Das IW ist ein Forschungsinstitut, das von den Arbeitgeberverbänden finanziert wird. Jedes Jahr führt es eine Studie durch, die sich mit den Investitionsbedingungen beschäftigt. Die Energiekosten standen dabei dieses Jahr zum ersten Mal im Fokus. Die energieintensiven Branchen verbrauchen die Hälfte der gesamten Strommenge, die jährlich an die Industrie geliefert wird. Ihr Anteil an der Bruttowertschöpfung macht etwa 16 Prozent der deutschen Wirtschaftsleistung aus - also etwa ein Sechstel aller produzierten Waren und angebotenen Dienstleistungen nach Abzug der Kosten.

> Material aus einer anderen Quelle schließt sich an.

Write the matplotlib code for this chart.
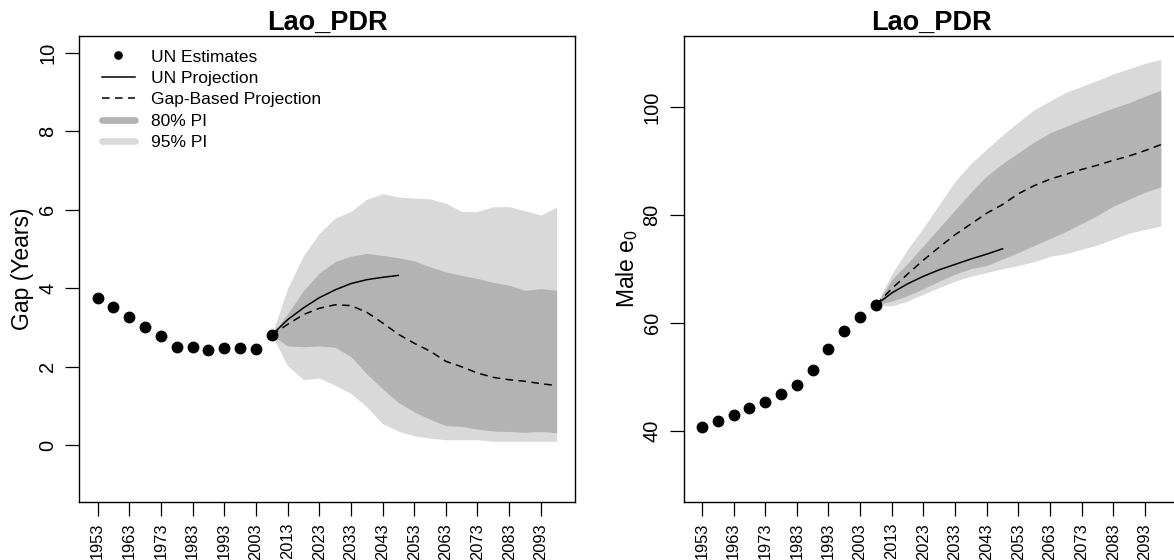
import matplotlib
matplotlib.use("Agg")
import matplotlib.pyplot as plt
from matplotlib.lines import Line2D

plt.rcParams['font.family'] = ['Liberation Sans', 'DejaVu Sans']
plt.rcParams['mathtext.default'] = 'regular'

# ---------------- data ----------------
country = "Lao_PDR"
obs_years = [1953, 1958, 1963, 1968, 1973, 1978, 1983, 1988, 1993, 1998, 2003, 2008]
gap_obs = [3.76, 3.52, 3.28, 3.02, 2.79, 2.50, 2.51, 2.42, 2.47, 2.47, 2.45, 2.81]
e0_obs = [40.6, 41.8, 42.9, 44.1, 45.3, 46.8, 48.5, 51.3, 55.1, 58.4, 61.1, 63.3]

un_years = [2008, 2013, 2018, 2023, 2028, 2033, 2038, 2043, 2048]
gap_un = [2.81, 3.20, 3.50, 3.76, 3.96, 4.12, 4.22, 4.28, 4.33]
e0_un = [63.3, 65.5, 67.2, 68.6, 69.8, 70.8, 71.8, 72.7, 73.7]

proj_years = [2008, 2013, 2018, 2023, 2028, 2033, 2038, 2043, 2048, 2053,
              2058, 2063, 2068, 2073, 2078, 2083, 2088, 2093, 2098]
gap_med = [2.81, 3.08, 3.33, 3.49, 3.58, 3.56, 3.39, 3.12, 2.83, 2.60,
           2.40, 2.14, 2.00, 1.84, 1.73, 1.67, 1.63, 1.57, 1.52]
gap_80_hi = [2.81, 3.35, 3.94, 4.39, 4.68, 4.82, 4.89, 4.84, 4.78, 4.70,
             4.55, 4.42, 4.33, 4.25, 4.15, 4.08, 3.95, 3.99, 3.95]
gap_80_lo = [2.81, 2.53, 2.51, 2.53, 2.50, 2.26, 1.82, 1.44, 1.09, 0.85,
             0.66, 0.50, 0.48, 0.41, 0.36, 0.35, 0.33, 0.35, 0.32]
gap_95_hi = [2.81, 4.00, 4.83, 5.40, 5.79, 5.96, 6.27, 6.41, 6.33, 6.30,
             6.28, 6.17, 5.96, 5.96, 6.08, 6.08, 5.98, 5.87, 6.07]
gap_95_lo = [2.81, 2.03, 1.67, 1.71, 1.53, 1.32, 0.98, 0.55, 0.36, 0.24,
             0.18, 0.14, 0.14, 0.14, 0.10, 0.10, 0.10, 0.10, 0.10]

e0_med = [63.3, 66.3, 69.0, 71.6, 74.0, 76.3, 78.3, 80.3, 81.9, 83.9,
          85.4, 86.6, 87.5, 88.4, 89.2, 90.1, 90.9, 91.9, 93.0]
e0_80_hi = [63.3, 68.0, 71.0, 74.3, 77.6, 80.9, 84.2, 87.2, 89.5, 91.5,
            93.5, 95.2, 96.4, 97.6, 98.7, 99.8, 100.8, 102.0, 103.1]
e0_80_lo = [63.3, 64.0, 65.0, 66.3, 67.7, 69.0, 70.0, 70.6, 71.8, 73.0,
            74.3, 75.6, 76.9, 78.4, 79.9, 81.6, 82.9, 84.2, 85.2]
e0_95_hi = [63.3, 69.0, 73.6, 77.6, 81.9, 86.2, 89.5, 92.2, 94.8, 97.2,
            99.5, 101.1, 102.7, 103.8, 104.9, 106.1, 107.1, 108.1, 108.8]
e0_95_lo = [63.3, 63.1, 64.0, 65.3, 66.5, 67.7, 68.6, 69.3, 70.0, 70.6,
            71.3, 72.3, 72.8, 73.6, 74.4, 75.5, 76.6, 77.3, 77.9]

xtick_years = list(range(1953, 2094, 10))
gap_yticks = [0, 2, 4, 6, 8, 10]
e0_yticks = [40, 60, 80, 100]

labels = ["UN Estimates", "UN Projection", "Gap-Based Projection", "80% PI", "95% PI"]

# ---------------- style ----------------
C80 = "#B3B3B3"
C95 = "#D9D9D9"
DASH = (0, (5.0, 3.5))

fig = plt.figure(figsize=(11.74, 5.60), dpi=100)
ax1 = fig.add_axes([0.06755, 0.1041, 0.4222, 0.8321])
ax2 = fig.add_axes([0.5822, 0.1041, 0.4222, 0.8321])


def draw(ax, obs, un, med, lo95, hi95, lo80, hi80, ylim, yticks, ylabel, lpad):
    ax.fill_between(proj_years, lo95, hi95, color=C95, lw=0, zorder=1)
    ax.fill_between(proj_years, lo80, hi80, color=C80, lw=0, zorder=2)
    ax.plot(un_years, un, color="black", lw=1.1, zorder=3)
    ax.plot(proj_years, med, color="black", lw=1.1, linestyle=DASH, zorder=3)
    ax.plot(obs_years, obs, "o", color="black", markersize=7.5, zorder=4)
    ax.set_xlim(1947.2, 2103.8)
    ax.set_ylim(*ylim)
    ax.set_xticks(xtick_years)
    ax.set_xticklabels([str(y) for y in xtick_years], rotation=90, fontsize=11.8)
    ax.set_yticks(yticks)
    ax.set_yticklabels([str(v) for v in yticks], rotation=90, va="center", fontsize=14.4)
    ax.tick_params(axis="both", direction="out", length=9.8, width=0.9, color="black")
    ax.tick_params(axis="x", pad=5.5)
    ax.tick_params(axis="y", pad=6)
    for s in ax.spines.values():
        s.set_linewidth(1.0)
    ax.set_ylabel(ylabel, fontsize=16.5, labelpad=lpad)
    ax.set_title(country, fontsize=19.5, fontweight="bold", pad=3.5)


draw(ax1, gap_obs, gap_un, gap_med, gap_95_lo, gap_95_hi, gap_80_lo, gap_80_hi,
     (-1.44, 10.44), gap_yticks, "Gap (Years)", 3)
draw(ax2, e0_obs, e0_un, e0_med, e0_95_lo, e0_95_hi, e0_80_lo, e0_80_hi,
     (26.8, 113.2), e0_yticks, "Male $e_0$", 1.5)

handles = [
    Line2D([], [], marker="o", color="black", linestyle="none", markersize=5.2),
    Line2D([], [], color="black", lw=1.1),
    Line2D([], [], color="black", lw=1.1, linestyle=DASH),
    Line2D([], [], color=C80, lw=4.8, solid_capstyle="round"),
    Line2D([], [], color=C95, lw=4.8, solid_capstyle="round"),
]
ax1.legend(handles, labels, loc="upper left", bbox_to_anchor=(0.031, 0.9856),
           frameon=False, fontsize=12.5,
           handlelength=1.92, handletextpad=0.92, labelspacing=0.36,
           borderaxespad=0.0, borderpad=0.4)

fig.savefig("out.png", dpi=100)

Sehr energieintensiv: ein Aluminium-Werk in HamburgBild: picture-alliance/dpa

Enge Verflechtung von Produzenten und Zulieferern

Wie groß der Schaden für die deutsche Wirtschaft wäre, wenn einige dieser Unternehmen tatsächlich abwandern würden, lässt sich aber nicht allein anhand solcher Zahlen beschreiben, glaubt IW-Direktor Michael Hüther: "Mehr als achtzig Prozent der Unternehmen des verarbeitenden Gewerbes haben energieintensive Zulieferer."

In Deutschland seien Industriebetriebe und ihre Zulieferer besonders eng miteinander verflochten, warnt Hüther. Produkte würden oft gemeinsam entwickelt. Würden energieintensive Betriebe abwandern, ginge mehr verloren als die Wirtschaftskraft dieser Betriebe.

Etwa zehn Prozent der befragten Unternehmen sehen in der Energiewende übrigens auch große Chancen: Das sind vor allem diejenigen, die selbst Technologien zur umweltverträglichen Energieerzeugung anbieten oder solche, die besonders stromsparende Produkte entwickeln.